My Context:
I’m working on a messaging platform that’s focused on low latency, high throughput and scalability (which one is not…).
The platform receives messages and forwards them (mostly unchanged) as a result of routing based on a subject tree. Very similar to what NATS does.
To get optimal performance, several serial performance killers need to be avoided/mitigated:
- system calls (batch/avoid/gather/scatter in dedicated threads)
- memory copies (reuse input buffers, gather IO)
- memory allocations (reuse buffers, allocate before need, keep dedicated IO buffers w/ short life time)
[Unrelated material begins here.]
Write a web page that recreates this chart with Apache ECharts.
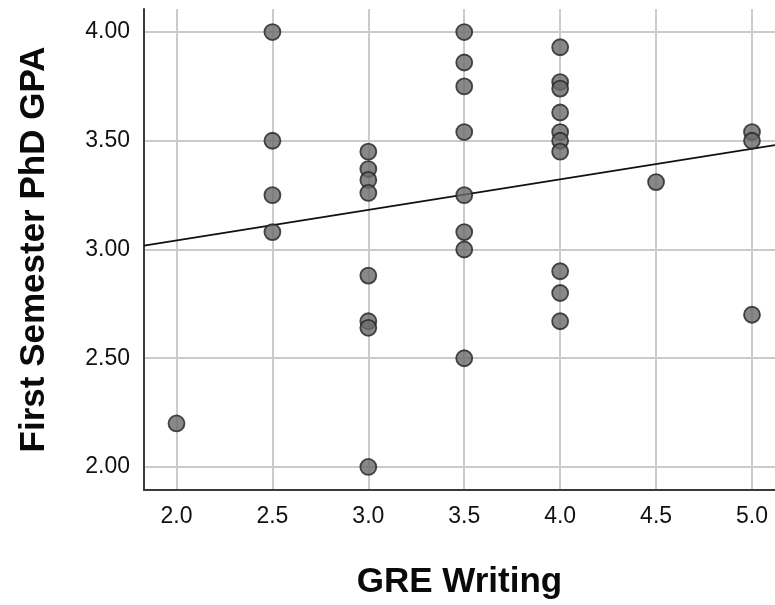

- cache failures: minimize the data on which a core/thread operates, sticky threads
Our current strategy is to io-uring, have a dedicated IO thread receiving IO jobs via MSG_RING, and deliver results back to caller. If IO thread becomes a bottleneck, it can be scaled up. Non-IO related syscalls can be dispatched to IO or dedicated syscaller-threads, handled like IO.
At this stage, all the remaining tasks are pure compute, no IO, no syscalls, just syscall-free message passing. These compute tasks can now be optimized for caching. E.g. N worker threads receive and process messages for sharded clients, chatty clients get high prio-threads with smaller shards, etc.
std.Io:
I believe most of this should already work with std.Io, with the exception of a dedicated IO thread and a lack of way to express where compute actions should run.
The current std.Io implementation I saw also behave differently from how I expected: The uring implementation creates fibers for everything. If I run any IO (blocking or async), a fiber gets created. That’s probably owed to the fact that the code is new and not yet optimized. I also saw no infrastructure to control where and how compute should run, as fiber in the same thread or in a separate one.
My understanding of blocking/async/concurrent:
- std.Io., when called without async should (or can) run blocking.
- std.Io.async(action…) should dispatch the action. To receive a result later, the current workflow needs to be or become a fiber. Currently it seems like every action dispatch creates a new fiber, which is too expensive (if true). Worse, the fiber created is also dispatched to a thread pool, even if the results are collected in a group and only a single code path awaits the results.
This implementation is (in my understanding) correct, but not optimal. In a test use case, I use this to batch IO operations in order to conserve syscalls. The uring implementation using async and grouping to batch syscalls is slower than the default blocking syscalls for small number of calls (in the hundreds). The test case is stat in a small dir (1 file), /tmp with 1K files and /nix/store with 160K files. The price of indiscriminately creating fibers is quite high:
dir entries single std-batched custom-batched
1 file 1 1x 1.6x 1.1x
/tmp 1019 1x 0.9x 0.2x
/nix/store 155K 1 0.34x 0.17x
Custom directly batches stat calls in a custom io-uring. This is about 5x faster than single syscalls and twice as fast as std.Io at scale in all but the single file case. std.Io gives away one of it’s huge conceptual advantages here. It should not be significantly slower the custom solution.
In this test I disabled threading, w/ threading enabled, results are even worse for uring (almost never better than single syscall).
Questions:
- Is my understanding of blocking/async/concurrent as defined by std.Io correct?
- Do you believe that my concept using dedicated IO and/or syscall threads is promissing? Assumption is that IO tasks rarely if ever saturate a core and latency of a schedule loop for IO should be minimal (harvest requests, dispatch results, syscall uring, rince-repeat).
- I expect a lot of gains from sticky threads syscall-free compute, is this reasonable, do you have experience with this? If so, should std.Io not have a mechanism to declare “where” to await results or dispatch compute tasks? I didn’t see a way to integrate that into std.Io.